The decentralized exchange Cetus Protocol on the Sui public chain recently confirmed that a defect existed in an open-source library used by its Concentrated Liquidity Market Maker (CLMM) smart contract, which the attacker exploited to carry out an attack worth $223 million.

Cetus stated that the vulnerability originated from a method called checked_shlw in the inter_mate open-source library relied upon by its CLMM contract. This method incorrectly checked for integer overflow protection using 256 bits instead of the required 192 bits. This error allowed the attacker to inject abnormally high false liquidity, enabling repeated operations to extract funds from the pool with minimal tokens.

According to the full incident report, the attack method included using flash swaps to manipulate prices in the pool, bypassing overflow checks to inject large amounts of fake liquidity, and then repeatedly removing liquidity to cash out assets.

Cetus pointed out that there are rumors on social media linking this attack to the MAX_U64 mathematical error mentioned in previous audit reports, which is misleading. 'This vulnerability is unrelated to that error.'

Impact of the attack and initial response

According to the timeline released by Cetus, within 30 minutes after the attack occurred, its core CLMM liquidity pool was urgently closed to prevent further losses, but by that time, approximately $223 million had already been stolen, leading to significant fluctuations in the prices of multiple Sui ecosystem tokens.

About 1 hour and 20 minutes after the attack occurred, Sui validators began on-chain voting against the attacker's address.

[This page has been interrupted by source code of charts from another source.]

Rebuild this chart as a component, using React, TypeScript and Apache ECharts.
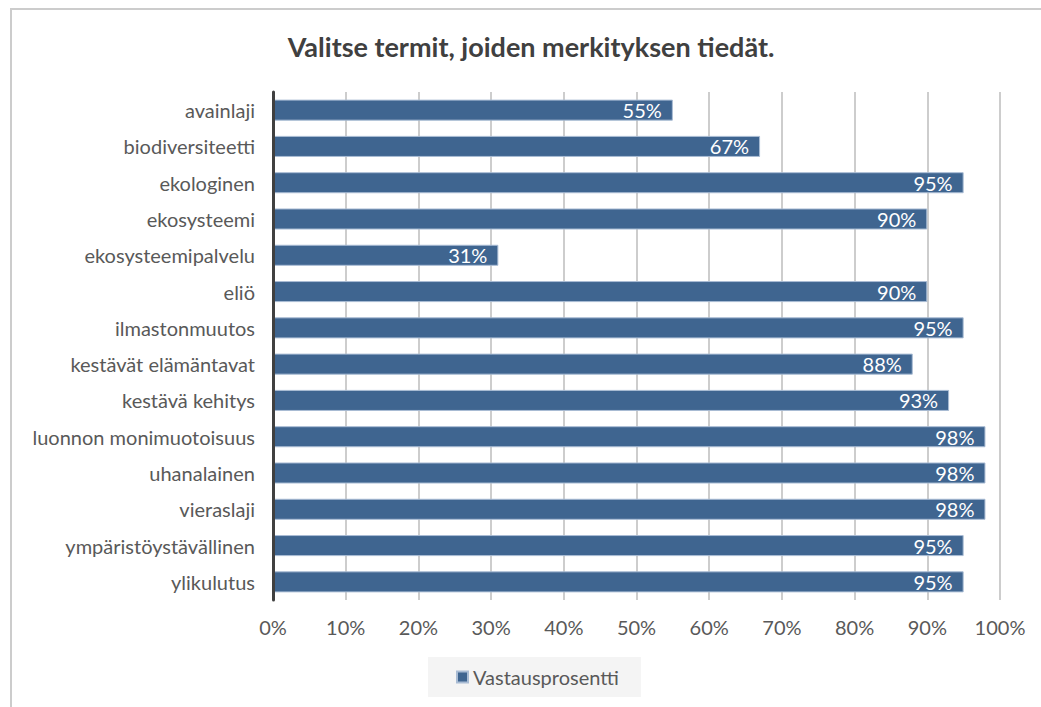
import React, { useEffect, useRef } from "react";
import * as echarts from "echarts";

const categories = [
  "avainlaji",
  "biodiversiteetti",
  "ekologinen",
  "ekosysteemi",
  "ekosysteemipalvelu",
  "eliö",
  "ilmastonmuutos",
  "kestävät elämäntavat",
  "kestävä kehitys",
  "luonnon monimuotoisuus",
  "uhanalainen",
  "vieraslaji",
  "ympäristöystävällinen",
  "ylikulutus",
];
const values = [55, 67, 95, 90, 31, 90, 95, 88, 93, 98, 98, 98, 95, 95];
const seriesName = "Vastausprosentti";
const title = "Valitse termit, joiden merkityksen tiedät.";

export default function App() {
  const ref = useRef<HTMLDivElement>(null);
  useEffect(() => {
    document.body.style.margin = "0";
    document.body.style.overflow = "hidden";
    const chart = echarts.init(ref.current!, null, { renderer: "svg" });
    const font = "Lato, 'Open Sans', sans-serif";
    chart.setOption({
      animation: false,
      textStyle: { fontFamily: font },
      title: {
        text: title,
        left: 526,
        top: 28,
        textAlign: "center",
        textStyle: { fontSize: 27, fontWeight: "bold", color: "#404040", fontFamily: font },
      },
      graphic: [
        {
          type: "rect",
          shape: { x: 11, y: 9, width: 1100, height: 800 },
          style: { fill: "none", stroke: "#cccccc", lineWidth: 2 },
          silent: true,
        },
      ],
      legend: {
        data: [seriesName],
        left: 428,
        top: 657,
        padding: [10, 22, 10, 28],
        backgroundColor: "#f4f4f4",
        itemWidth: 11,
        itemHeight: 11,
        itemGap: 6,
        icon: "rect",
        textStyle: { fontSize: 20, color: "#595959", fontFamily: font },
      },
      grid: { left: 273, right: 41, top: 92, bottom: 107, containLabel: false },
      xAxis: {
        type: "value",
        min: 0,
        max: 100,
        interval: 10,
        axisLabel: {
          formatter: "{value}%",
          fontSize: 20,
          color: "#595959",
          margin: 17,
          fontFamily: font,
        },
        axisLine: { show: false },
        axisTick: { show: false },
        splitLine: { show: true, lineStyle: { color: "#bdbdbd", width: 1.5 } },
      },
      yAxis: {
        type: "category",
        data: categories,
        inverse: true,
        z: 4,
        axisLine: { show: true, lineStyle: { color: "#404040", width: 3 } },
        axisTick: { show: false },
        axisLabel: { fontSize: 20, color: "#595959", margin: 18, fontFamily: font },
      },
      series: [
        {
          name: seriesName,
          type: "bar",
          data: values,
          barCategoryGap: "42%",
          itemStyle: { color: "#3f6590", borderColor: "#a9bcd4", borderWidth: 1 },
          label: {
            show: true,
            position: "insideRight",
            distance: 11,
            formatter: "{c}%",
            color: "#ffffff",
            fontSize: 20,
            fontFamily: font,
          },
        },
      ],
    });
    return () => chart.dispose();
  }, []);
  return <div ref={ref} style={{ width: 1041, height: 707 }} />;
}
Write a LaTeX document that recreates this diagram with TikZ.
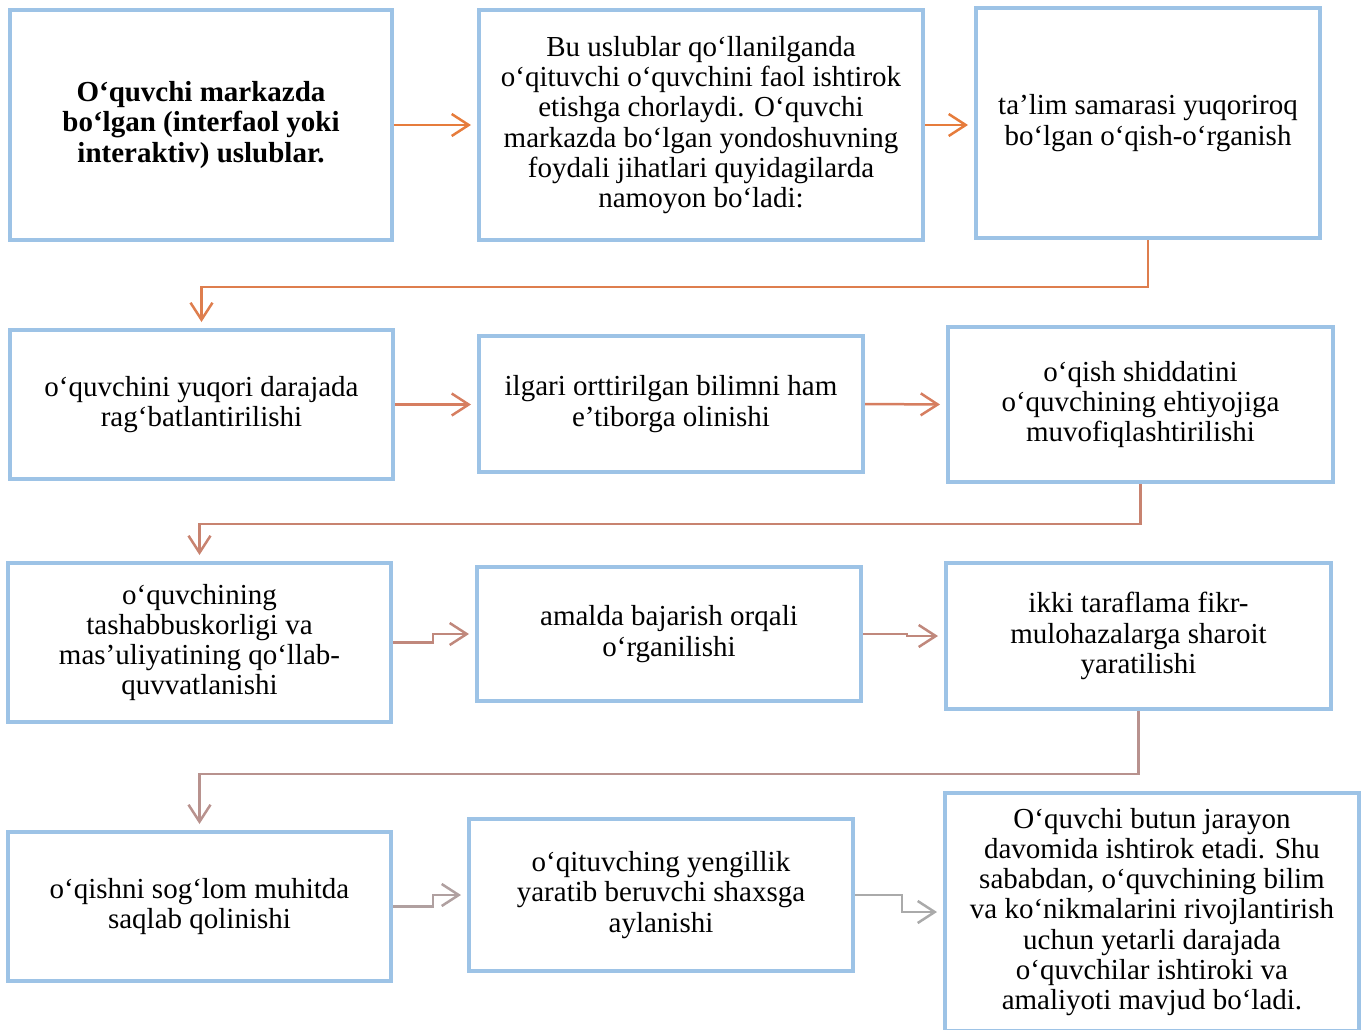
\documentclass[tikz,border=0pt]{standalone}
\usepackage{fontspec}
\setmainfont{Liberation Serif}
\usetikzlibrary{arrows.meta}
\definecolor{boxblue}{RGB}{157,195,230}
\definecolor{linkA}{RGB}{230,124,60}
\definecolor{linkB}{RGB}{222,126,78}
\definecolor{linkC}{RGB}{214,126,96}
\definecolor{linkD}{RGB}{200,131,112}
\definecolor{linkE}{RGB}{192,136,124}
\definecolor{linkF}{RGB}{184,146,142}
\definecolor{linkG}{RGB}{176,160,160}
\definecolor{linkH}{RGB}{170,170,170}
\begin{document}
\begin{tikzpicture}
	[x=1pt,y=-1pt,
	 box/.style={rectangle,draw=boxblue,line width=4pt,inner sep=0pt,align=center,
	   font=\fontsize{29}{30.3}\selectfont},
	 link/.style={line width=2.5pt,shorten >=6pt,-{Straight Barb[length=17pt,width=22pt,line width=2.5pt]}}]
	\useasboundingbox (0,0) rectangle (1361,1029);
	% first row
	\node[box,name=b1,minimum width=382pt,minimum height=230pt] at (201,125)
		{\bfseries O‘quvchi markazda\\\bfseries bo‘lgan (interfaol yoki\\\bfseries interaktiv) uslublar.};
	\node[box,name=b2,minimum width=444pt,minimum height=230pt] at (701,125)
		{Bu uslublar qo‘llanilganda\\o‘qituvchi o‘quvchini faol ishtirok\\etishga chorlaydi. O‘quvchi\\markazda bo‘lgan yondoshuvning\\foydali jihatlari quyidagilarda\\namoyon bo‘ladi:};
	\node[box,name=b3,minimum width=344pt,minimum height=230pt] at (1148,123)
		{ta’lim samarasi yuqoriroq\\bo‘lgan o‘qish-o‘rganish};
	% second row
	\node[box,name=b4,minimum width=383pt,minimum height=149pt] at (201.5,404.5)
		{o‘quvchini yuqori darajada\\rag‘batlantirilishi};
	\node[box,name=b5,minimum width=384pt,minimum height=136pt] at (671,404)
		{ilgari orttirilgan bilimni ham\\e’tiborga olinishi};
	\node[box,name=b6,minimum width=385pt,minimum height=155pt] at (1140.5,404.5)
		{o‘qish shiddatini\\o‘quvchining ehtiyojiga\\muvofiqlashtirilishi};
	% third row
	\node[box,name=b7,minimum width=383pt,minimum height=159pt] at (199.5,642.5)
		{o‘quvchining\\tashabbuskorligi va\\mas’uliyatining qo‘llab-\\quvvatlanishi};
	\node[box,name=b8,minimum width=384pt,minimum height=134pt] at (669,634)
		{amalda bajarish orqali\\o‘rganilishi};
	\node[box,name=b9,minimum width=385pt,minimum height=146pt] at (1138.5,636)
		{ikki taraflama fikr-\\mulohazalarga sharoit\\yaratilishi};
	% fourth row
	\node[box,name=b10,minimum width=383pt,minimum height=149pt] at (199.5,906.5)
		{o‘qishni sog‘lom muhitda\\saqlab qolinishi};
	\node[box,name=b11,minimum width=384pt,minimum height=152pt] at (661,895)
		{o‘qituvching yengillik\\yaratib beruvchi shaxsga\\aylanishi};
	\node[box,name=b12,minimum width=414pt,minimum height=238pt] at (1152,912)
		{O‘quvchi butun jarayon\\davomida ishtirok etadi. Shu\\sababdan, o‘quvchining bilim\\va ko‘nikmalarini rivojlantirish\\uchun yetarli darajada\\o‘quvchilar ishtiroki va\\amaliyoti mavjud bo‘ladi.};
	% connectors
	\draw[link,linkA](b1.east)--(b2.west);
	\draw[link,linkA](b2.east)--(b2.east-|b3.west);
	\draw[link,linkB](b3.south)--++(0,47)-|(b4.north);
	\draw[link,linkC](b4.east)--(b4.east-|b5.west);
	\draw[link,linkC](b5.east)--(b6.west);
	\draw[link,linkD](b6.south)--++(0,40)-|(b7.north);
	\draw[link,linkE](b7.east)--++(40,0)|-(b8.west);
	\draw[link,linkE](b8.east)--++(44,0)|-(b9.west);
	\draw[link,linkF](b9.south)--++(0,63)-|(b10.north);
	\draw[link,linkG](b10.east)--++(40,0)|-(b11.west);
	\draw[link,linkH](b11.east)--++(47,0)|-(b12.west);
\end{tikzpicture}
\end{document}
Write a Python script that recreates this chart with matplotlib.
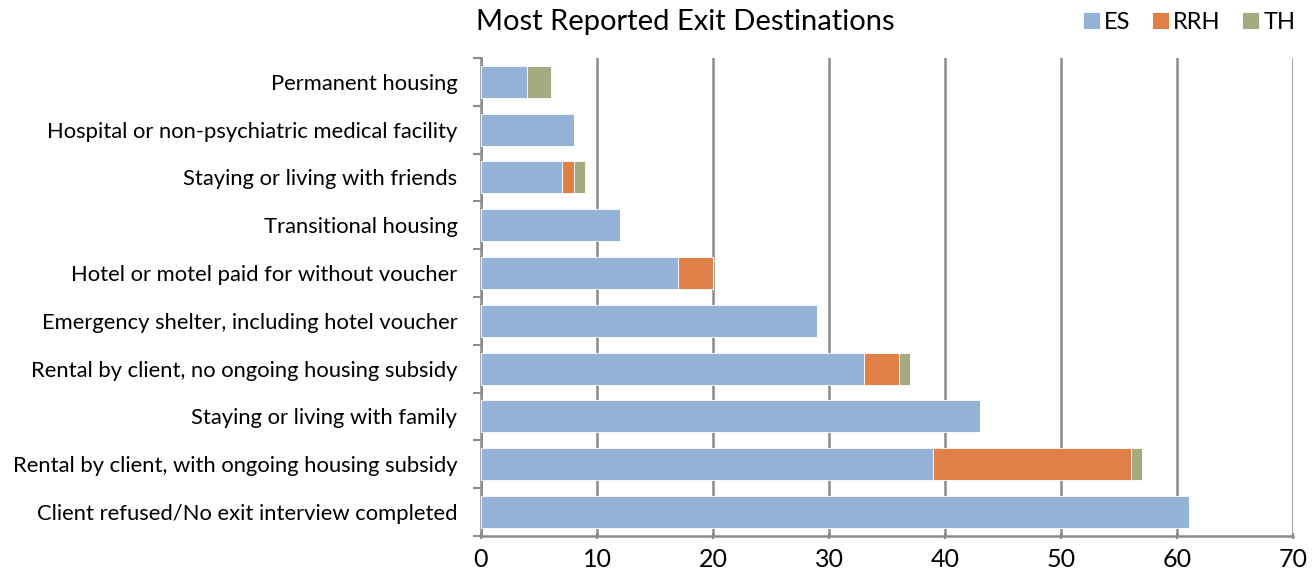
import numpy as np
import matplotlib.pyplot as plt

plt.rcParams['font.family'] = ['Lato', 'DejaVu Sans']

# exit destinations, top to bottom
destinations = [
    'Permanent housing',
    'Hospital or non-psychiatric medical facility',
    'Staying or living with friends',
    'Transitional housing',
    'Hotel or motel paid for without voucher',
    'Emergency shelter, including hotel voucher',
    'Rental by client, no ongoing housing subsidy',
    'Staying or living with family',
    'Rental by client, with ongoing housing subsidy',
    'Client refused/No exit interview completed',
]
es = [4, 8, 7, 12, 17, 29, 33, 43, 39, 61]
rrh = [0, 0, 1, 0, 3, 0, 3, 0, 17, 0]
th = [2, 0, 1, 0, 0, 0, 1, 0, 1, 0]

colors = {'ES': '#95b3d7', 'RRH': '#df8049', 'TH': '#a3ab80'}

fig = plt.figure(figsize=(13.16, 5.8), dpi=100)
ax = fig.add_axes([0.3655, 0.076, 0.617, 0.824])

y = np.arange(len(destinations))
es_a = np.array(es)
rrh_a = np.array(rrh)
th_a = np.array(th)
h = 0.67
ax.barh(y, es_a, height=h, color=colors['ES'], edgecolor='white', linewidth=0.6, label='ES', zorder=3)
ax.barh(y, rrh_a, left=es_a, height=h, color=colors['RRH'], edgecolor='white', linewidth=0.6, label='RRH', zorder=3)
ax.barh(y, th_a, left=es_a + rrh_a, height=h, color=colors['TH'], edgecolor='white', linewidth=0.6, label='TH', zorder=3)

ax.set_ylim(len(destinations) - 0.5, -0.5)
ax.set_xlim(0, 70)
ax.set_xticks(range(0, 71, 10))
ax.tick_params(axis='x', labelsize=18, length=5, width=1.5, color='#8c8c8c', direction='inout', pad=6)
ax.set_yticks(y)
ax.set_yticklabels(destinations, fontsize=15.8)
ax.set_yticks(np.arange(len(destinations) + 1) - 0.5, minor=True)
ax.tick_params(axis='y', which='major', length=0, pad=17)
ax.tick_params(axis='y', which='minor', length=6, width=1.5, color='#8c8c8c')

ax.grid(axis='x', color='#8c8c8c', linewidth=1.8, zorder=0)
for s in ['top', 'right']:
    ax.spines[s].set_visible(False)
for s in ['left', 'bottom']:
    ax.spines[s].set_color('#8c8c8c')
    ax.spines[s].set_linewidth(1.8)

fig.text(0.521, 0.962, 'Most Reported Exit Destinations', ha='center', va='center', fontsize=21)
fig.legend(loc='center right', bbox_to_anchor=(0.995, 0.962), ncol=3, frameon=False,
           fontsize=17, handlelength=0.7, handleheight=0.7, handletextpad=0.2,
           columnspacing=0.9, borderpad=0.1)

fig.savefig('out.png', dpi=100)
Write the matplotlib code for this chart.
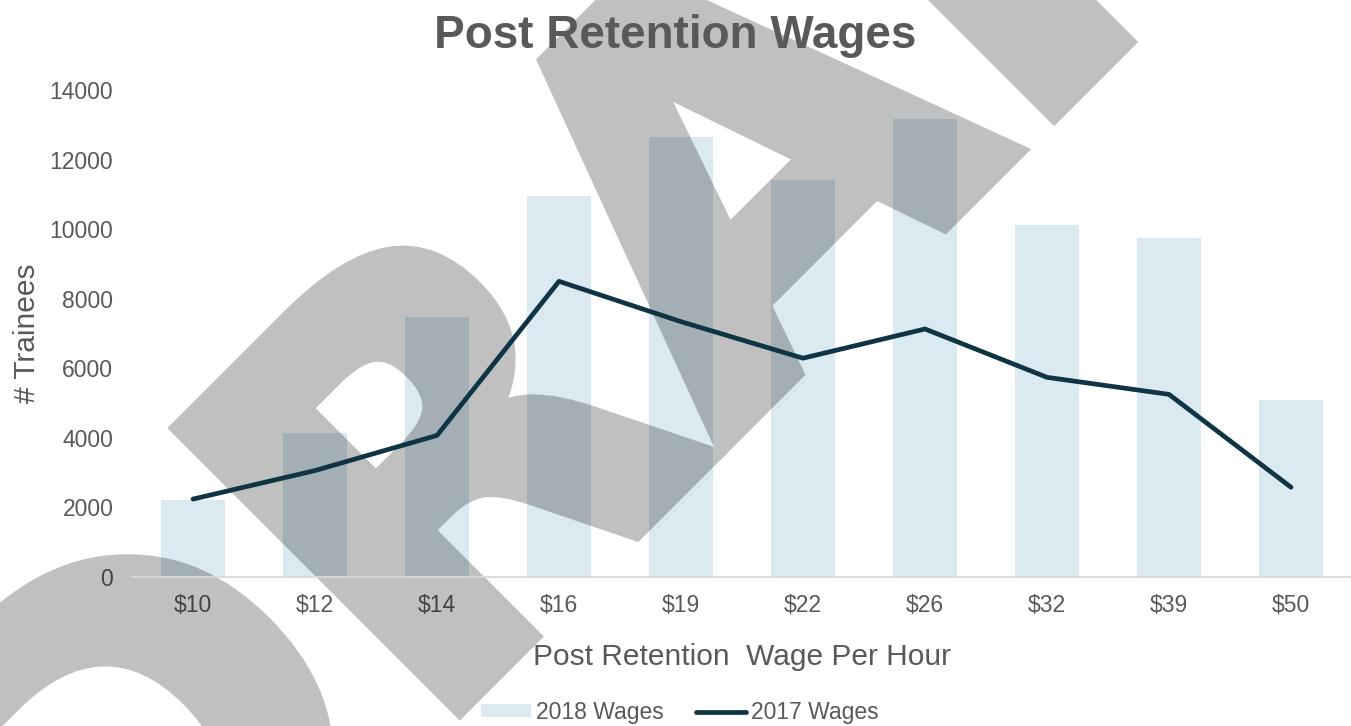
import matplotlib
matplotlib.use('Agg')
import matplotlib.pyplot as plt
import matplotlib.patheffects as pe
import numpy as np

plt.rcParams['font.family'] = ['Liberation Sans', 'DejaVu Sans']

wages = ['$10', '$12', '$14', '$16', '$19', '$22', '$26', '$32', '$39', '$50']
trainees_2018 = [2200, 4140, 7470, 10950, 12660, 11400, 13170, 10120, 9740, 5080]
trainees_2017 = [2240, 3060, 4070, 8500, 7340, 6290, 7130, 5740, 5250, 2580]
yticks = [0, 2000, 4000, 6000, 8000, 10000, 12000, 14000]

txt = '#595959'


def fade(img, dpi):
    # draw the watermark opaque, then make the whole thing see-through at once
    img = img.copy()
    img[..., 3] *= 0.25
    return img, 0, 0


fig = plt.figure(figsize=(13.51, 7.26), dpi=100)
ax = fig.add_axes([132/1351, 1-577/726, 1220/1351, 487/726])

x = np.arange(len(wages))
bars = ax.bar(x, trainees_2018, width=0.52, color='#dbe9f1', label='2018 Wages', zorder=1)
line, = ax.plot(x, trainees_2017, color='#0e3445', lw=3.4, label='2017 Wages', zorder=3,
                solid_capstyle='round')

ax.set_xlim(-0.5, 9.5)
ax.set_ylim(0, 14000)
ax.set_yticks(yticks)
ax.set_xticks(x, wages)
for s in ['top', 'right', 'left']:
    ax.spines[s].set_visible(False)
ax.spines['bottom'].set_color('#d9d9d9')
ax.spines['bottom'].set_linewidth(1.3)
ax.tick_params(length=0, labelsize=16.5, labelcolor=txt)
ax.tick_params(axis='x', pad=12)
ax.tick_params(axis='y', pad=13.5)

ax.set_xlabel('Post Retention  Wage Per Hour', fontsize=21.5, color=txt, va='center')
ax.xaxis.set_label_coords(0.5, -0.165)
ax.set_ylabel('# Trainees', fontsize=21.5, color=txt, va='center')
ax.yaxis.set_label_coords(-0.086, 0.5)

fig.text(0.5, 1-36/726, 'Post Retention Wages', ha='center', va='center',
         fontsize=33, fontweight='bold', color=txt)

# watermark
wm = ax.text(0.0776, -0.4652, 'DRAFT', transform=fig.transFigure, fontsize=392,
             fontweight='bold', family='DejaVu Sans', color='black',
             rotation=45, rotation_mode='anchor', ha='left', va='baseline',
             clip_on=False, zorder=2,
             path_effects=[pe.Stroke(linewidth=12, foreground='black', joinstyle='miter'),
                           pe.Normal()])
wm.set_agg_filter(fade)

fig.legend([bars, line], ['2018 Wages', '2017 Wages'], loc='center',
           bbox_to_anchor=(0.503, 0.019), ncol=2, frameon=False,
           fontsize=16.5, handlelength=2.2, handleheight=0.45, handletextpad=0.2,
           columnspacing=1.4, labelcolor=txt)

fig.savefig('out.png', dpi=100)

After more than 33% of the staking weight voted, the address controlled by the attacker (holding approximately $162 million) was 'frozen', meaning it could no longer conduct transactions on the Sui network.

This move has raised questions within the community, suggesting that it exposes the centralization risks of Sui. However, on-chain analyses indicate that the attacker had already swapped around $60 million for USDC, cross-chain to Ethereum, and further exchanged it for ETH.

Contract repairs and recovery measures

Cetus stated that the vulnerable contract has been fixed and upgraded, but has not been relaunched. The team is working with the Sui security team and auditing partners to re-verify all upgraded contracts and ensure their safety before restarting the CLMM liquidity pool.

At the same time, Cetus and blockchain data company Inca Digital issued a request to the attacker, hoping they would return the 20,920 ETH transferred to Ethereum and the funds frozen in the Sui wallet, promising that if the attacker returned the funds, no further legal or public actions would be taken.

As of now, Cetus has not received any responses from the attacker. The team subsequently issued a reward of $5 million for effective clues that could successfully identify and assist in capturing the attacker, with the prize to be distributed at the discretion of the Sui Foundation.

Community governance and fund recovery proposal

Cetus also proposed deciding whether to upgrade the protocol, unfreeze, and return the $162 million in funds through on-chain voting. Cetus stated:

"We cannot unilaterally decide whether this upgrade should be executed. We recommend initiating an on-chain vote, where core network participants, including validators and SUI stakers, collectively decide whether to restore and return user assets."

Next steps: stronger security system

Cetus acknowledged that despite significant investment in smart contract auditing and system security since its launch, this attack indicates that previous 'feelings of security' were false. 'We must do more.'

Next, Cetus will take the following strengthening measures:

Implement tighter real-time security monitoring

Introduce stronger risk management configurations

Expand testing coverage

Increase the frequency of audits and evaluate based on milestones

Implement a public and transparent code coverage reporting mechanism

Additionally, Cetus is working with ecosystem partners to develop a liquidity recovery plan, assist affected LP users, and coordinate with the community to decide whether to return funds through an upgrade.

Meanwhile, legal proceedings are ongoing, but the team still hopes to resolve this peacefully through white-hat means and has stated that a final notice will soon be sent to the attacker.